▸ **PROVIDED MATERIAL**:
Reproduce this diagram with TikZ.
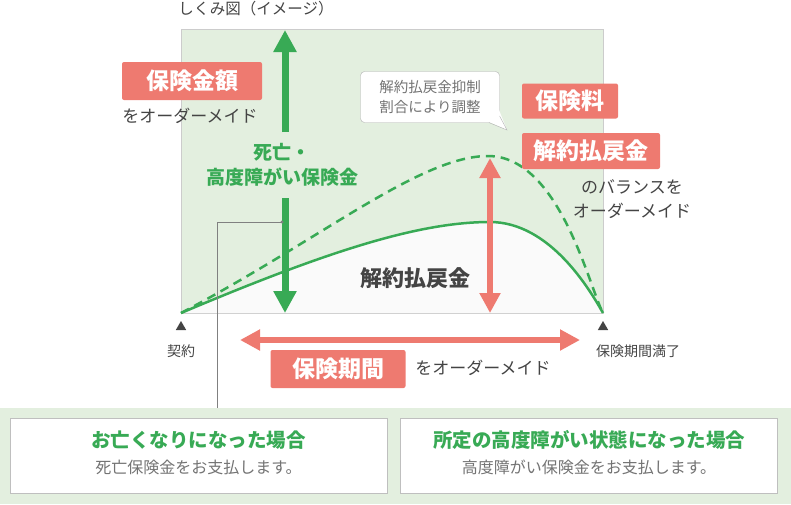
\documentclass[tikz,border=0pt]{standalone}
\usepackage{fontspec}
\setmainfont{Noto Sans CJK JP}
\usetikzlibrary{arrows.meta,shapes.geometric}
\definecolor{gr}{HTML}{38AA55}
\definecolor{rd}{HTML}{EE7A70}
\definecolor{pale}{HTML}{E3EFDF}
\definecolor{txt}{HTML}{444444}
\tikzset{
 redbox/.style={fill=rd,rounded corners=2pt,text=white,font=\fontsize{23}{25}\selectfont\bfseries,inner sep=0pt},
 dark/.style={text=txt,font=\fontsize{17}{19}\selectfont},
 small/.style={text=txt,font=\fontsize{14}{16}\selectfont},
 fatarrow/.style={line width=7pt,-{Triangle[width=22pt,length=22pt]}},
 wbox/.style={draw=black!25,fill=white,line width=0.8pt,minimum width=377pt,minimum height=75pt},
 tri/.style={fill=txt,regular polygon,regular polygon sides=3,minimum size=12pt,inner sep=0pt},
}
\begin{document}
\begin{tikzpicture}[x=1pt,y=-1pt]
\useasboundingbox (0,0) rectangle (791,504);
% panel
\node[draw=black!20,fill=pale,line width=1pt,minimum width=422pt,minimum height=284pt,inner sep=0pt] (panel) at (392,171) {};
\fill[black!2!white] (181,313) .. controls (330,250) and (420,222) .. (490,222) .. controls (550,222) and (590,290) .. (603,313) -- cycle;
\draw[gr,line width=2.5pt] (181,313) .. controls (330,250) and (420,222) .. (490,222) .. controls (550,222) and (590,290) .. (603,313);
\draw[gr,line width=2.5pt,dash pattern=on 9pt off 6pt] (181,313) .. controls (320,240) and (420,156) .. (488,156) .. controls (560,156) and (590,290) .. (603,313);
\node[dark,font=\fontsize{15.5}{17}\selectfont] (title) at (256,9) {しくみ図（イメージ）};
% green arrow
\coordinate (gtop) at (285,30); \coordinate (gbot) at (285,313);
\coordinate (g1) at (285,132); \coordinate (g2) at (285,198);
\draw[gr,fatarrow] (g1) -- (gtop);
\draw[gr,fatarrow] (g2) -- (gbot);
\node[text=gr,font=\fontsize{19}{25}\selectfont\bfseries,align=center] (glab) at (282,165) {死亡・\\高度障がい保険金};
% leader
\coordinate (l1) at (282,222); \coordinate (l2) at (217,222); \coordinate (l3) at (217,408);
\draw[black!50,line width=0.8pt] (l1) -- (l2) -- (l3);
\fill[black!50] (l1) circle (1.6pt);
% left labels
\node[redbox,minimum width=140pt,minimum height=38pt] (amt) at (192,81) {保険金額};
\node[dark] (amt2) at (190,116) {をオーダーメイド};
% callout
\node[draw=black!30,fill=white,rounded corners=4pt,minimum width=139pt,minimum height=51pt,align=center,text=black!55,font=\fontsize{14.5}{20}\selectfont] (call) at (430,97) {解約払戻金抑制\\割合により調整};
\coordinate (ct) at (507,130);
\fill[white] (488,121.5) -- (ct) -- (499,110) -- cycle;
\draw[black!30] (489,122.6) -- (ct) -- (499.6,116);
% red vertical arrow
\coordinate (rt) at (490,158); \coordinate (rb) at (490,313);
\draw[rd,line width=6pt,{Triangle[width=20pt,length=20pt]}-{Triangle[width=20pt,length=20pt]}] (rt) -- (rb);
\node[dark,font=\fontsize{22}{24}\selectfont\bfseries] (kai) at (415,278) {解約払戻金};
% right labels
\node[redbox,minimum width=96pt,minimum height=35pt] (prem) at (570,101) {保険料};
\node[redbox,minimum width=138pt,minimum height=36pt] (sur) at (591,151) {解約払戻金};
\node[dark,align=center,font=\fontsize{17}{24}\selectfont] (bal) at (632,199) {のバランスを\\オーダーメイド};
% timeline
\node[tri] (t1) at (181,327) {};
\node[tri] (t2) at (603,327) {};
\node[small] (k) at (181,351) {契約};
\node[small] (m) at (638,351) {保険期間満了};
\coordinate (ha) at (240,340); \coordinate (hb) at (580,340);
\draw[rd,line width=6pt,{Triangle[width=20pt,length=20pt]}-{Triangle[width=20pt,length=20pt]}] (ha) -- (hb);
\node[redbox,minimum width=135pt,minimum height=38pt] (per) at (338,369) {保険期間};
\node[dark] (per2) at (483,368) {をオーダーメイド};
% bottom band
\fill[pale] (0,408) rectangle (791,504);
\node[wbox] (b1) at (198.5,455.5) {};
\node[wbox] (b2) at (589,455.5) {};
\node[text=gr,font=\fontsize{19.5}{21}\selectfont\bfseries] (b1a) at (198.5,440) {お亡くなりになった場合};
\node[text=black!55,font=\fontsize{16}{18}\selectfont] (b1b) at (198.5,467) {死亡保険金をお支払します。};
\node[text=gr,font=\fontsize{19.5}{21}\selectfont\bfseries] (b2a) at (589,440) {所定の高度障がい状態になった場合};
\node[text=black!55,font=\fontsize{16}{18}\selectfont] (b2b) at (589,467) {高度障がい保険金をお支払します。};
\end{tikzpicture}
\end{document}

▸ **EXERCISE DIRECTIONS**:
Copy the data exactly. Any picture it contains is to be omitted.

▸ **SOLUTION FOR THIS PROBLEM**:
Reproduce this diagram with TikZ.
\documentclass[tikz,border=0pt]{standalone}
\usepackage{fontspec}
\setmainfont{Noto Sans CJK JP}
\usetikzlibrary{arrows.meta,shapes.geometric}
\definecolor{gr}{HTML}{38AA55}
\definecolor{rd}{HTML}{EE7A70}
\definecolor{pale}{HTML}{E3EFDF}
\definecolor{txt}{HTML}{444444}
\tikzset{
 redbox/.style={fill=rd,rounded corners=2pt,text=white,font=\fontsize{23}{25}\selectfont\bfseries,inner sep=0pt},
 dark/.style={text=txt,font=\fontsize{17}{19}\selectfont},
 small/.style={text=txt,font=\fontsize{14}{16}\selectfont},
 fatarrow/.style={line width=7pt,-{Triangle[width=22pt,length=22pt]}},
 wbox/.style={draw=black!25,fill=white,line width=0.8pt,minimum width=377pt,minimum height=75pt},
 tri/.style={fill=txt,regular polygon,regular polygon sides=3,minimum size=12pt,inner sep=0pt},
}
\begin{document}
\begin{tikzpicture}[x=1pt,y=-1pt]
\useasboundingbox (0,0) rectangle (791,504);
% panel
\node[draw=black!20,fill=pale,line width=1pt,minimum width=422pt,minimum height=284pt,inner sep=0pt] (panel) at (392,171) {};
\fill[black!2!white] (181,313) .. controls (330,250) and (420,222) .. (490,222) .. controls (550,222) and (590,290) .. (603,313) -- cycle;
\draw[gr,line width=2.5pt] (181,313) .. controls (330,250) and (420,222) .. (490,222) .. controls (550,222) and (590,290) .. (603,313);
\draw[gr,line width=2.5pt,dash pattern=on 9pt off 6pt] (181,313) .. controls (320,240) and (420,156) .. (488,156) .. controls (560,156) and (590,290) .. (603,313);
\node[dark,font=\fontsize{15.5}{17}\selectfont] (title) at (256,9) {しくみ図（イメージ）};
% green arrow
\coordinate (gtop) at (285,30); \coordinate (gbot) at (285,313);
\coordinate (g1) at (285,132); \coordinate (g2) at (285,198);
\draw[gr,fatarrow] (g1) -- (gtop);
\draw[gr,fatarrow] (g2) -- (gbot);
\node[text=gr,font=\fontsize{19}{25}\selectfont\bfseries,align=center] (glab) at (282,165) {死亡・\\高度障がい保険金};
% leader
\coordinate (l1) at (282,222); \coordinate (l2) at (217,222); \coordinate (l3) at (217,408);
\draw[black!50,line width=0.8pt] (l1) -- (l2) -- (l3);
\fill[black!50] (l1) circle (1.6pt);
% left labels
\node[redbox,minimum width=140pt,minimum height=38pt] (amt) at (192,81) {保険金額};
\node[dark] (amt2) at (190,116) {をオーダーメイド};
% callout
\node[draw=black!30,fill=white,rounded corners=4pt,minimum width=139pt,minimum height=51pt,align=center,text=black!55,font=\fontsize{14.5}{20}\selectfont] (call) at (430,97) {解約払戻金抑制\\割合により調整};
\coordinate (ct) at (507,130);
\fill[white] (488,121.5) -- (ct) -- (499,110) -- cycle;
\draw[black!30] (489,122.6) -- (ct) -- (499.6,116);
% red vertical arrow
\coordinate (rt) at (490,158); \coordinate (rb) at (490,313);
\draw[rd,line width=6pt,{Triangle[width=20pt,length=20pt]}-{Triangle[width=20pt,length=20pt]}] (rt) -- (rb);
\node[dark,font=\fontsize{22}{24}\selectfont\bfseries] (kai) at (415,278) {解約払戻金};
% right labels
\node[redbox,minimum width=96pt,minimum height=35pt] (prem) at (570,101) {保険料};
\node[redbox,minimum width=138pt,minimum height=36pt] (sur) at (591,151) {解約払戻金};
\node[dark,align=center,font=\fontsize{17}{24}\selectfont] (bal) at (632,199) {のバランスを\\オーダーメイド};
% timeline
\node[tri] (t1) at (181,327) {};
\node[tri] (t2) at (603,327) {};
\node[small] (k) at (181,351) {契約};
\node[small] (m) at (638,351) {保険期間満了};
\coordinate (ha) at (240,340); \coordinate (hb) at (580,340);
\draw[rd,line width=6pt,{Triangle[width=20pt,length=20pt]}-{Triangle[width=20pt,length=20pt]}] (ha) -- (hb);
\node[redbox,minimum width=135pt,minimum height=38pt] (per) at (338,369) {保険期間};
\node[dark] (per2) at (483,368) {をオーダーメイド};
% bottom band
\fill[pale] (0,408) rectangle (791,504);
\node[wbox] (b1) at (198.5,455.5) {};
\node[wbox] (b2) at (589,455.5) {};
\node[text=gr,font=\fontsize{19.5}{21}\selectfont\bfseries] (b1a) at (198.5,440) {お亡くなりになった場合};
\node[text=black!55,font=\fontsize{16}{18}\selectfont] (b1b) at (198.5,467) {死亡保険金をお支払します。};
\node[text=gr,font=\fontsize{19.5}{21}\selectfont\bfseries] (b2a) at (589,440) {所定の高度障がい状態になった場合};
\node[text=black!55,font=\fontsize{16}{18}\selectfont] (b2b) at (589,467) {高度障がい保険金をお支払します。};
\end{tikzpicture}
\end{document}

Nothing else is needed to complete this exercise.